I answered that it probably was because of his effusive, emotional style. Dawson, the first-string sportscaster at KABC-TV Channel 7 for nearly eight years, is gushy on the air, which clashes with the news tradition of reporters keeping their emotions out of their stories. In contrast, Dawson tries to keep stories out of his emotions.

If a geyser could speak, it would sound like big, beefy, high-pitched Ted Dawson. He doesn't talk, he explodes. He's a 42-year-old cheerleader whose sportscasts are pompons. If they'd let him, he'd probably wear a baseball cap.

In fact, Dawson's excesses are taken for granted to the extent that he sometimes gets nailed for offenses he didn't commit. That happened in my Wednesday column when I wrongly named him as the Channel 7 sportscaster who encouraged viewers to call and harass Kansas City Royals Manager Dick Howser after baseball's July 15 All-Star Game. The actual culprit was Channel 7's Rick Lozano.

"A lot of newspaper people complain about my style," Dawson said.

I've called him "thundering" and "tumultuous" and ridiculed his clamorous delivery.

"And you used the term 'grating,"' he said. "But if you can't get excited about a great athlete, what can you get excited about? I'm just a Kansas farm boy trying to do my job."

Sometimes, though, Farmer Ted's exuberance roars off the Richter Scale. That happened during his coverage of the 1984 Summer Olympics in Los Angeles when he did more blubbering and slobbering than reporting. His jingoistic, almost tearful interviews of American athletes embarrassed even some of his Channel 7 colleagues and reportedly outraged then ABC Sports President Roone Arledge. There were rumors that Dawson would be sacked.

"I was told that Roone thought I was very unprofessional," Dawson said. "At the same time, he was taking a lot of heat himself from the newspapers and he may have been reacting to that. The newspapers were criticizing me, but the people were loving what I did."

By his own admission, Dawson is no journalist. He's hot dogs, popcorn and Cracker Jacks. He's a one-man wave. When interviewing sports figures, he throws rice, not curves.

"Any sportscaster who calls himself a journalist is kidding himself," Dawson said. "Even Howard Cosell was an entertainer. He had an act he put on."

At least Cosell never winked at the camera a la Dawson. "I don't even know I'm doing it," Dawson said. "It just comes with my smile."

If you're looking for the quintessential Ted Dawson, try this: "I've never believed what I do is important. What I do is fun. It's interesting. It's exciting, but it's not important.
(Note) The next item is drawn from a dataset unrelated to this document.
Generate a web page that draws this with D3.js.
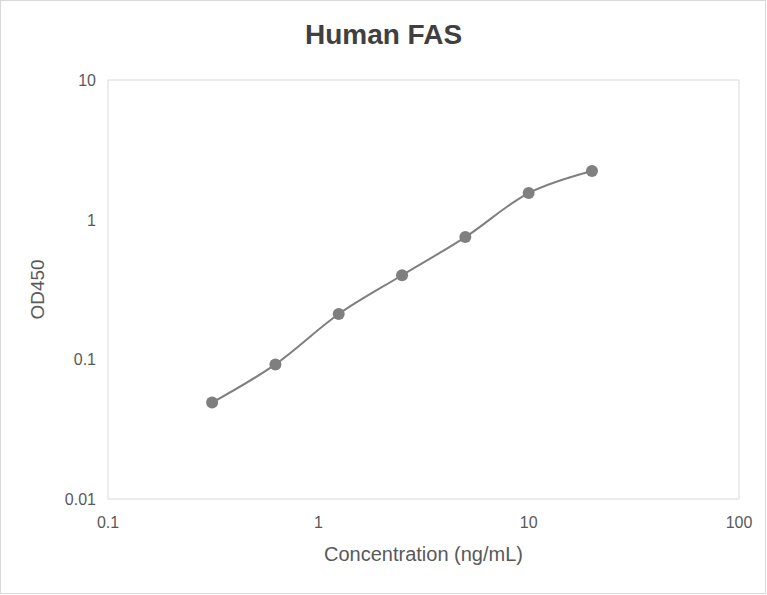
<!DOCTYPE html>
<html>
<head>
<meta charset="utf-8">
<script src="https://cdn.jsdelivr.net/npm/d3@7"></script>
<style>
body { margin: 0; background: #fff; }
text { font-family: Arial, "Liberation Sans", sans-serif; }
</style>
</head>
<body>
<script>
var concentrations = [0.3125, 0.625, 1.25, 2.5, 5, 10, 20];
var od450 = [0.049, 0.092, 0.211, 0.40, 0.75, 1.55, 2.23];
var xTicks = [0.1, 1, 10, 100];
var yTicks = [0.01, 0.1, 1, 10];

var width = 767, height = 595;
var margin = {left: 108, right: 28, top: 80, bottom: 96};

var svg = d3.select("body").append("svg")
	.attr("width", width)
	.attr("height", height);

svg.append("rect")
	.attr("x", 0.5).attr("y", 0.5)
	.attr("width", width - 2).attr("height", height - 2)
	.attr("fill", "#fff").attr("stroke", "#d9d9d9");

var x = d3.scaleLog().domain([0.1, 100]).range([margin.left, width - margin.right]);
var y = d3.scaleLog().domain([0.01, 10]).range([height - margin.bottom, margin.top]);

svg.append("rect")
	.attr("x", x(0.1)).attr("y", y(10))
	.attr("width", x(100) - x(0.1)).attr("height", y(0.01) - y(10))
	.attr("fill", "none").attr("stroke", "#d9d9d9");

svg.selectAll(".xt").data(xTicks).enter().append("text")
	.attr("x", function(d) { return x(d); })
	.attr("y", y(0.01) + 29)
	.attr("text-anchor", "middle")
	.attr("font-size", 16).attr("fill", "#595959")
	.text(function(d) { return d; });

svg.selectAll(".yt").data(yTicks).enter().append("text")
	.attr("x", x(0.1) - 12)
	.attr("y", function(d) { return y(d) + 6; })
	.attr("text-anchor", "end")
	.attr("font-size", 16).attr("fill", "#595959")
	.text(function(d) { return d; });

svg.append("text")
	.attr("x", width / 2).attr("y", 44)
	.attr("text-anchor", "middle")
	.attr("font-size", 28).attr("font-weight", "bold").attr("fill", "#404040")
	.text("Human FAS");

svg.append("text")
	.attr("x", (x(0.1) + x(100)) / 2).attr("y", 561)
	.attr("text-anchor", "middle")
	.attr("font-size", 20).attr("fill", "#595959")
	.text("Concentration (ng/mL)");

svg.append("text")
	.attr("transform", "translate(44," + ((y(0.01) + y(10)) / 2) + ") rotate(-90)")
	.attr("text-anchor", "middle")
	.attr("font-size", 19).attr("fill", "#595959")
	.text("OD450");

var pts = concentrations.map(function(c, i) { return [c, od450[i]]; });

var line = d3.line()
	.x(function(d) { return x(d[0]); })
	.y(function(d) { return y(d[1]); })
	.curve(d3.curveCatmullRom.alpha(0.5));

svg.append("path")
	.attr("d", line(pts))
	.attr("fill", "none").attr("stroke", "#7f7f7f").attr("stroke-width", 2);

svg.selectAll(".pt").data(pts).enter().append("circle")
	.attr("cx", function(d) { return x(d[0]); })
	.attr("cy", function(d) { return y(d[1]); })
	.attr("r", 6)
	.attr("fill", "#7f7f7f");
</script>
</body>
</html>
So why should you furrow your brow or get a deep voice and get concerned over sports scores? Sports are supposed to be fun. Because of the drugs, a lot of that is gone. But I try not to concentrate on that aspect of it. I have a 17-year-old son who is a great football player, and he has fun. He laughs a lot. When he makes a great play it's fun for him and that's the kind of thing I try to convey."

But Ted . . . Ted . . . Ted ! Sports is a business, a great, big Godzilla-bucks industry that profits from the public. It demands media scrutiny and tough reporting, not merely free publicity via wire service headlines, marshmallow interviews with players and those nightly reams of taped highlights.

"It's an important industry," Dawson agreed, "but I don't know if it's an important industry to the people I'm talking to. It's not an important industry to fans. It's something fun for them, an escape."

And those gratuitous stand-up interviews? "Your comments about those are valid," Dawson said. "The amount of information you get from those things is zero. But fans like to hear them."

Dawson, who says he has three years remaining on his five-year Channel 7 contract, recalls being much tougher on the air when he arrived in Los Angeles in 1975 and began sportscasting at then KNXT. But public reaction was negative.

I asked him what advice he would give young sportscasters getting started in the business. "Be enthusiastic," he said.